Stratford is a much larger town than I had realised and it is full of the normal high street shops along with smaller independent ones and I felt Mel was very restrained and only dragged me into Poundland, a sweet shop (of course) and a few charity shops. I in return, forced her into WH Smiths and The Works to look at cook books. We wandered past Shakespeares’ house whilst avoiding tourists who were taking selfies and Mel asked if people really come to Stratford because of Shakespeare – I had no reply for her.

Finally, Mel started to sense my boredom and reluctantly agreed to return to Ethel.
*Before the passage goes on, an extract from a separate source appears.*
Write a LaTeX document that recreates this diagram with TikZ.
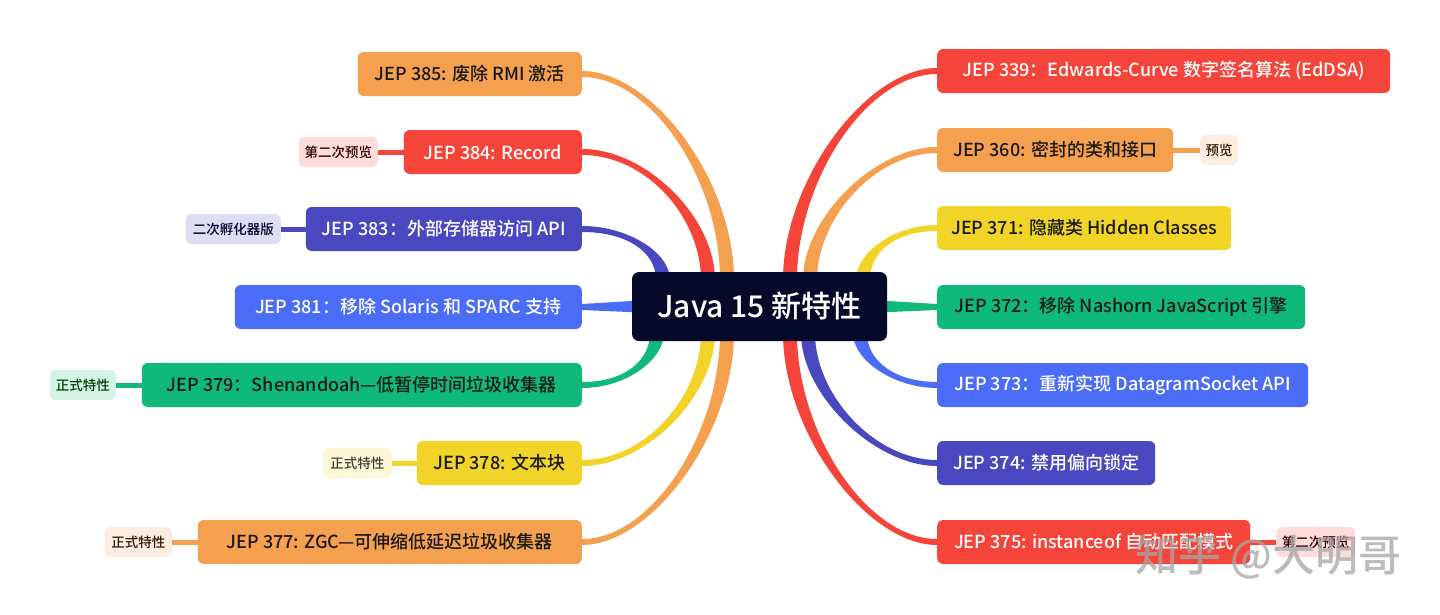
\documentclass[tikz,border=0pt]{standalone}
\usepackage{fontspec}
\setmainfont{Noto Sans CJK SC}[UprightFont=* Medium]
\usetikzlibrary{calc}
\pgfdeclarelayer{back}
\pgfdeclarelayer{bg}
\pgfsetlayers{back,bg,main}
\definecolor{cOr}{HTML}{F4A04F}
\definecolor{cRed}{HTML}{F5443A}
\definecolor{cInd}{HTML}{4A48C0}
\definecolor{cBlue}{HTML}{4A6CF7}
\definecolor{cGrn}{HTML}{0EB97A}
\definecolor{cYel}{HTML}{F2D428}
\definecolor{cNavy}{HTML}{050A2A}
\definecolor{tPink}{HTML}{FDDCD9}
\definecolor{tLav}{HTML}{DDDDF3}
\definecolor{tMint}{HTML}{D4F4E6}
\definecolor{tYel}{HTML}{FDF7D6}
\definecolor{tPeach}{HTML}{FDEDE0}
\definecolor{txtDark}{HTML}{1A1A1A}
% #1 colour, #2 node, #3 anchor, #4 end coordinate, #5 c1, #6 c2, #7 sx, #8 sy
\newcommand\branch[8]{%
  \fill[#1] ($(#2.#3)+(0,{(#8)*3})$) .. controls +({(#7)*#5},0) and +(0,{(#8)*#6}) ..
    ($(#4)+({(#7)*7},0)$) -- ($(#4)+({-1*(#7)*7},0)$)
    .. controls +(0,{(#8)*#6}) and +({(#7)*#5},0) .. ($(#2.#3)+(0,{-1*(#8)*3})$) -- cycle;}
\tikzset{
  box/.style={rounded corners=6pt, minimum height=44pt, inner xsep=0pt, font=\fontsize{18}{21}\selectfont},
  dk/.style={text=txtDark},
  lt/.style={text=white},
  tag/.style={rounded corners=6pt, minimum height=30pt, inner xsep=0pt, font=\fontsize{13.5}{15}\selectfont},
  tagline/.style={line width=5pt},
}
\begin{document}
\begin{tikzpicture}[x=1pt,y=-1pt]
\useasboundingbox (0,0) rectangle (1440,614);
\begin{pgfonlayer}{back}
\fill[white] (0,0) rectangle (1440,614);
\end{pgfonlayer}
% centre
\node[rounded corners=7pt, fill=cNavy, text=white, minimum width=255pt, minimum height=69pt, inner sep=0pt,
      font=\fontsize{30}{34}\selectfont] (c) at (759.5,306.5) {Java 15 新特性};
% left nodes
\node[box, dk, fill=cOr,   minimum width=224pt, anchor=east] (n385) at (582,74)  {JEP 385: 废除 RMI 激活};
\node[box, lt, fill=cRed,  minimum width=178pt, anchor=east] (n384) at (582,152) {JEP 384: Record};
\node[box, lt, fill=cInd,  minimum width=276pt, anchor=east] (n383) at (582,229) {JEP 383：外部存储器访问 API};
\node[box, lt, fill=cBlue, minimum width=347pt, anchor=east] (n381) at (582,307) {JEP 381：移除 Solaris 和 SPARC 支持};
\node[box, dk, fill=cGrn,  minimum width=440pt, anchor=east] (n379) at (582,385) {JEP 379：Shenandoah—低暂停时间垃圾收集器};
\node[box, dk, fill=cYel,  minimum width=165pt, anchor=east] (n378) at (582,463) {JEP 378: 文本块};
\node[box, dk, fill=cOr,   minimum width=384pt, anchor=east] (n377) at (582,542) {JEP 377: ZGC—可伸缩低延迟垃圾收集器};
% right nodes
\node[box, lt, fill=cRed,  minimum width=453pt, anchor=west] (n339) at (937,71)  {JEP 339：Edwards-Curve 数字签名算法 (EdDSA)};
\node[box, dk, fill=cOr,   minimum width=236pt, anchor=west] (n360) at (937,150) {JEP 360: 密封的类和接口};
\node[box, dk, fill=cYel,  minimum width=294pt, anchor=west] (n371) at (937,228) {JEP 371: 隐藏类 Hidden Classes};
\node[box, dk, fill=cGrn,  minimum width=368pt, anchor=west] (n372) at (937,307) {JEP 372：移除 Nashorn JavaScript 引擎};
\node[box, lt, fill=cBlue, minimum width=371pt, anchor=west] (n373) at (937,385) {JEP 373：重新实现 DatagramSocket API};
\node[box, lt, fill=cInd,  minimum width=218pt, anchor=west] (n374) at (937,463) {JEP 374: 禁用偏向锁定};
\node[box, lt, fill=cRed,  minimum width=313pt, anchor=west] (n375) at (937,542) {JEP 375: instanceof 自动匹配模式};
% tags
\node[tag, fill=tPink,  text=black!80!red,   minimum width=79pt, anchor=east] (t384) at (378,152) {第二次预览};
\node[tag, fill=tLav,   text=black!85!blue,  minimum width=95pt, anchor=east] (t383) at (281,229) {二次孵化器版};
\node[tag, fill=tMint,  text=black!75!green, minimum width=66pt, anchor=east] (t379) at (116,385) {正式特性};
\node[tag, fill=tYel,   text=black!85!yellow,minimum width=69pt, anchor=east] (t378) at (392,463) {正式特性};
\node[tag, fill=tPeach, text=black!80!orange,minimum width=67pt, anchor=east] (t377) at (172,542) {正式特性};
\node[tag, fill=tPeach, text=black!80!orange,minimum width=38pt, anchor=west] (t360) at (1200,150) {预览};
\node[tag, fill=tPink,  text=black!80!red,   minimum width=79pt, anchor=west] (t375) at (1276,542) {第二次预览};
% entry points on the centre node
\coordinate (e385) at (727,280);
\coordinate (e384) at (708,280);
\coordinate (e383) at (663,280);
\coordinate (e379) at (657,333);
\coordinate (e378) at (708,333);
\coordinate (e377) at (727,333);
\coordinate (e339) at (790,280);
\coordinate (e360) at (810,280);
\coordinate (e371) at (863,280);
\coordinate (e373) at (860,333);
\coordinate (e374) at (808,333);
\coordinate (e375) at (790,333);
\begin{pgfonlayer}{bg}
\branch{cOr}{n385}{east}{e385}{70}{100}{1}{-1}
\branch{cRed}{n384}{east}{e384}{65}{62}{1}{-1}
\branch{cInd}{n383}{east}{e383}{45}{28}{1}{-1}
\fill[cBlue] ($(n381.east)+(0,-3)$) -- ($(c.west)+(8,-6)$) -- ($(c.west)+(8,6)$) -- ($(n381.east)+(0,3)$) -- cycle;
\branch{cGrn}{n379}{east}{e379}{45}{26}{1}{1}
\branch{cYel}{n378}{east}{e378}{65}{62}{1}{1}
\branch{cOr}{n377}{east}{e377}{70}{100}{1}{1}
\branch{cRed}{n339}{west}{e339}{70}{100}{-1}{-1}
\branch{cOr}{n360}{west}{e360}{62}{62}{-1}{-1}
\branch{cYel}{n371}{west}{e371}{42}{28}{-1}{-1}
\fill[cGrn] ($(n372.west)+(0,-3)$) -- ($(c.east)+(-8,-6)$) -- ($(c.east)+(-8,6)$) -- ($(n372.west)+(0,3)$) -- cycle;
\branch{cBlue}{n373}{west}{e373}{42}{28}{-1}{1}
\branch{cInd}{n374}{west}{e374}{62}{62}{-1}{1}
\branch{cRed}{n375}{west}{e375}{70}{100}{-1}{1}
\draw[tagline, cRed] (t384.east) -- (n384.west);
\draw[tagline, cInd] (t383.east) -- (n383.west);
\draw[tagline, cGrn] (t379.east) -- (n379.west);
\draw[tagline, cYel] (t378.east) -- (n378.west);
\draw[tagline, cOr]  (t377.east) -- (n377.west);
\draw[tagline, cOr]  (n360.east) -- (t360.west);
\draw[tagline, cRed] (n375.east) -- (t375.west);
\end{pgfonlayer}
% watermark
\node[text=gray!70, opacity=0.75, font=\fontsize{43}{46}\selectfont, anchor=west, inner sep=0pt] (wm) at (1135,557) {知乎 @大明哥};
\end{tikzpicture}
\end{document}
I did half-heartedly offer to extend the parking session but I think she knew I didnt mean it.

We were quiet as we approached Ethel – each of us worried that we would be faced with a great big, yellow monstronsity attached to the screen on the drivers side. Mel would be conscious of the cost, but more than that, she would know how I would react. I was trying to stay calm and keep my frustration in check and so it was a joy to see that Ethel hadn’t been defaced in any way. She was unharmed.

In we jumped and we set off for home, managing not to get lost on the way. It does confuse me though that sat nav lady will take us one way to a destination but a completely different way on the way back. Why?

Now for my date with Doreen! I am so excited and after helping reconnect Ethel to power etc, I head off for my rendevous with my new friend.

I received lots of suggestions on a door fix (which we resolved ourselves as it was due to not being level on the chocks) but the most unexpected and special response came from the Starburst! Doreen – half of the couple who owned ‘Doris’ had replied!

Doreen said hello and more incredibly, invited me for a tour of Doris (after she had hoovered – yes hoovered!). I explained we were busy but maybe tomorrow, and she immediately replied suggesting tomorrow. I said we were off to Stratford but Doreen wasn’t to be put off and said I could visit when we were back – I was just to knock on the Doris’ door. I had pulled.

I abandoned Mel and headed for my rendezvous with Doreen. I gingerly knock on the door and am welcomed aboard Doris as if I am a long lost friend. I duly admire the cupboards, the shower, the space etc. etc. etc. – all the while feeling like I am cheating on Ethel (not Mel you note). I meet Doreen’s husband (can’t remember his name) and Doreen talks and talks. I now know all about her kids, her past job, that this is their first motorhome, where they live, and everything else about her. I am aware that my cup of tea back in Ethel must be cold by now but I can’t escape. Every time I make a move, Doreen starts talking again. I thought having a special friend would be good but it was turning into a nightmare. Where was Mel? Why isn’t she saving me? Am I being punished for cutting her shopping short? This is karma at work.

Finally, I reverse out of Doris’ door at such speed, I trip over the step but fortunately I recover without losing too much face and I am free – returning to the safety of Mel and Ethel.